30 de agosto de 2924. Día 5
Con las primeras
horas del día nos reencontramos con Lugo, que nos sorprendió decimonónico,
estiloso y elegante. Sus calles y plazas deslumbrados por la blanca luz matinal
parecieron tornar el color como si el velo de la tarde que conocimos se acabara
de arrojar. Fue un Lugo distinto, un Lugo luminoso que daría sentido a la
creencia de que su nombre procede del dios celta Lug, dios solar de los artesanos y
el comercio.
Tras el almuerzo,
copioso y delicioso como siempre, creímos buena idea viajar hasta Lourenzá
donde un concierto de Luar na Lubre nos encandiló como canto de sirena. Pero
fue un fiasco, porque había que esperar hasta la madrugada. Y continuamos errando al decidir ir hasta Foz, donde su fiesta normanda no cumplió las
expectativas.
31 de agosto de 2924. Día 6
Era el último día
de los pocos que íbamos a estar en Galicia. ¡Nunca más! ¡Nunca máis! viajaré al
norte con tan poco tiempo. El estrés de la sola idea de la marcha hacía que los
minutos volaran.
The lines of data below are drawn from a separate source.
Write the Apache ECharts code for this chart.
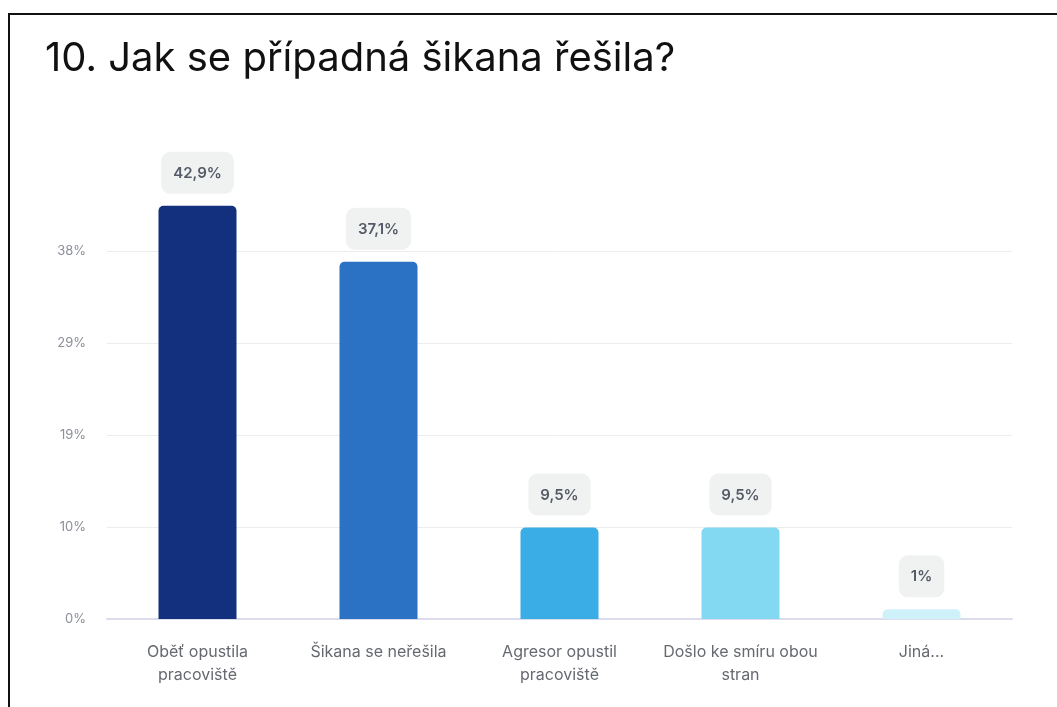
<!DOCTYPE html>
<html>
<head>
<meta charset="utf-8">
<script src="https://cdn.jsdelivr.net/npm/echarts@6/dist/echarts.min.js"></script>
<style>
  html, body { margin: 0; padding: 0; background: #fff; }
  #frame {
    position: absolute; left: 8px; top: 13px; right: 0; bottom: 0;
    border-left: 2px solid #111; border-top: 2px solid #111;
    background: #fff;
  }
  #chart { position: absolute; left: 0; top: 0; width: 1057px; height: 707px; }
</style>
</head>
<body>
<div id="frame"></div>
<div id="chart"></div>
<script>
// Survey question 10: how was the bullying dealt with (share of answers, %)
const title = '10. Jak se případná šikana řešila?';
const categories = [
  'Oběť opustila\npracoviště',
  'Šikana se neřešila',
  'Agresor opustil\npracoviště',
  'Došlo ke smíru obou\nstran',
  'Jiná...'
];
const values = [42.9, 37.1, 9.5, 9.5, 1];
const barColors = ['#13307f', '#2b72c4', '#3badE6', '#83d8f2', '#cef1fa'];
const tickStep = 9.55;   // axis labels: 0%, 10%, 19%, 29%, 38%

const chart = echarts.init(document.getElementById('chart'), null, { renderer: 'canvas' });
const fmtNum = v => String(v).replace('.', ',');

chart.setOption({
  animation: false,
  backgroundColor: 'transparent',
  title: {
    text: title,
    left: 40,
    top: 34,
    textStyle: { fontFamily: 'Inter', fontSize: 40, fontWeight: 400, color: '#111' }
  },
  grid: { left: 107, right: 45, top: 176, bottom: 88 },
  xAxis: {
    type: 'category',
    data: categories,
    axisTick: { show: false },
    axisLine: { show: true, lineStyle: { color: '#dcdced', width: 2 } },
    axisLabel: {
      interval: 0,
      margin: 22,
      fontFamily: 'Inter',
      fontSize: 16,
      lineHeight: 23,
      color: '#666a70',
      align: 'center'
    }
  },
  yAxis: {
    type: 'value',
    min: 0,
    max: 46,
    interval: tickStep,
    axisLine: { show: false },
    axisTick: { show: false },
    splitLine: { show: true, showMaxLine: false, lineStyle: { color: '#ececef', width: 1 } },
    axisLabel: {
      showMaxLabel: false,
      margin: 21,
      fontFamily: 'Inter',
      fontSize: 13,
      color: '#8a8f98',
      formatter: v => Math.round(v) + '%'
    }
  },
  series: [{
    type: 'bar',
    barWidth: 78,
    data: values.map((v, i) => ({ value: v, itemStyle: { color: barColors[i] } })),
    itemStyle: { borderRadius: [5, 5, 0, 0] },
    label: {
      show: true,
      position: 'top',
      distance: 12,
      formatter: p => fmtNum(p.value) + '%',
      fontFamily: 'Inter',
      fontSize: 15,
      fontWeight: 600,
      color: '#555b66',
      backgroundColor: '#f0f1f1',
      borderRadius: 9,
      padding: [14, 12, 13, 12]
    }
  }]
});
</script>
</body>
</html>
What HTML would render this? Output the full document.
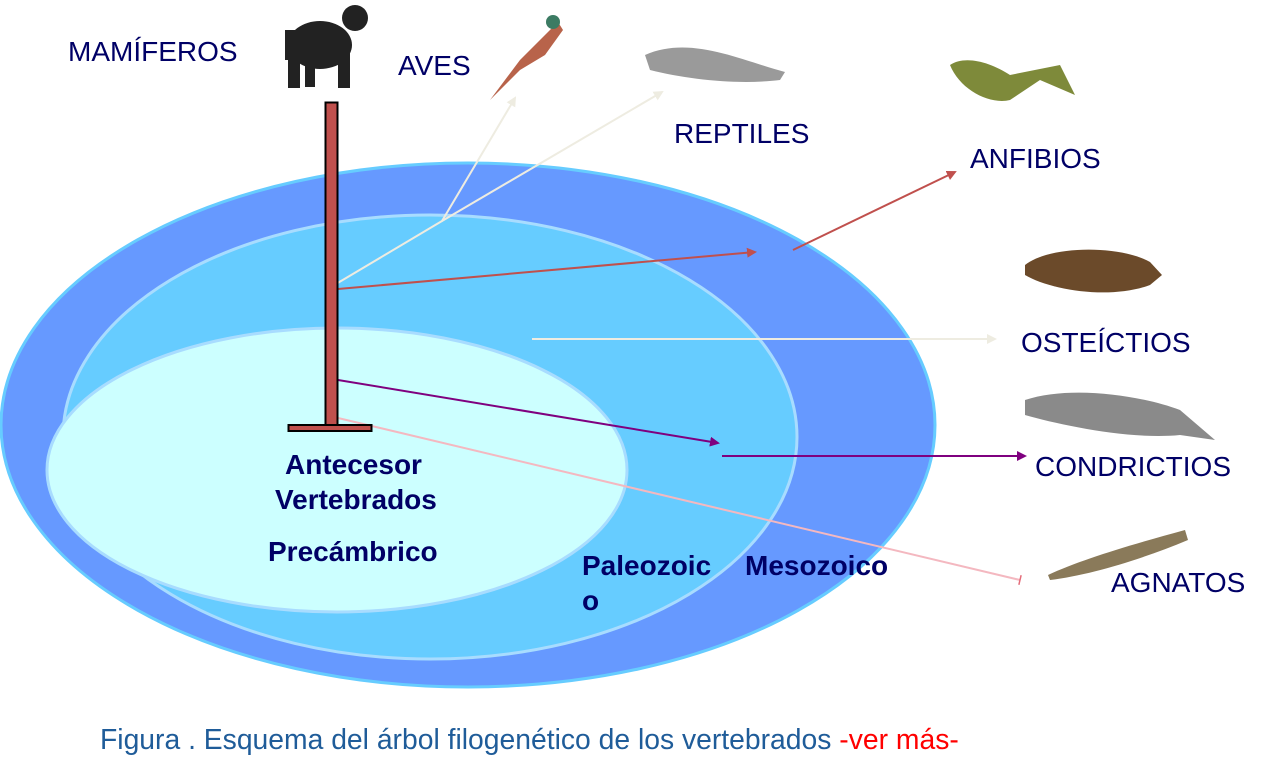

Me afanaba en retenerlos, deseaba paralizar el irremediable
caer de los granos de arena del reloj, pero era imposible, mientras las horas
avanzaban hacia el inexcusable fin del viaje.
Estuvimos en casa,
disfrutando del bosque y por la tarde acompañamos a los jóvenes a verlos dar un
último chapuzón en la tirolina del rio que, como ellos, no volverá a ser el
mismo.
La laguna de Cospeito fue la imagen que atrapé al anochecer y con la que llegamos de nuevo a
casa, al bosque de robles, al huerto de Suso y Sabela, al hogar de sus
antepasados, cuya estancia tan generosamente nos regalaron.